Prices of recreation and culture, furniture and household equipments and alcoholic beverages contributed to the overall slowdown in inflation in January.

Another report on producer prices today revealed that output price inflation eased in January but at a slightly slower-than-expected pace. Factory-gate prices rose 0.9 percent year-on-year, following 1 percent increase in December. Economists had expected an inflation figure of 0.7 percent.

On a monthly basis, output prices climbed 0.3 percent from December, when they were flat. Economists had expected the flat trend to continue in January.

Input prices fell for a third straight month in a row in January, down 3.1 percent year-on-year. That was worse than the 2.9 percent decline economists had forecast. In December, prices dropped 1 percent.

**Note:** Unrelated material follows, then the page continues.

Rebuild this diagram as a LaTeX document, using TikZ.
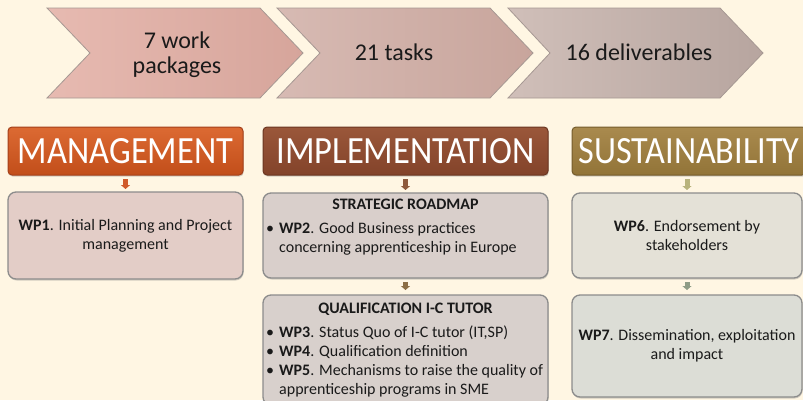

On a monthly basis, prices decreased 0.9 percent in January, after a 0.2 percent gain in December. Economists had expected a 0.4 percent shrinkage.

Indicating overheating in the property market, house prices advanced 5.5 percent in December from a year earlier, ONS said in a separate communique today. This followed a 5.4 percent gain in November.

In a BBC interview this week, BoE Governor Mark Carney said he is conscious of boom and bust in the U.K. housing market. The bank will state clearly and publicly if it became uncomfortable with the Help to Buy scheme, he added.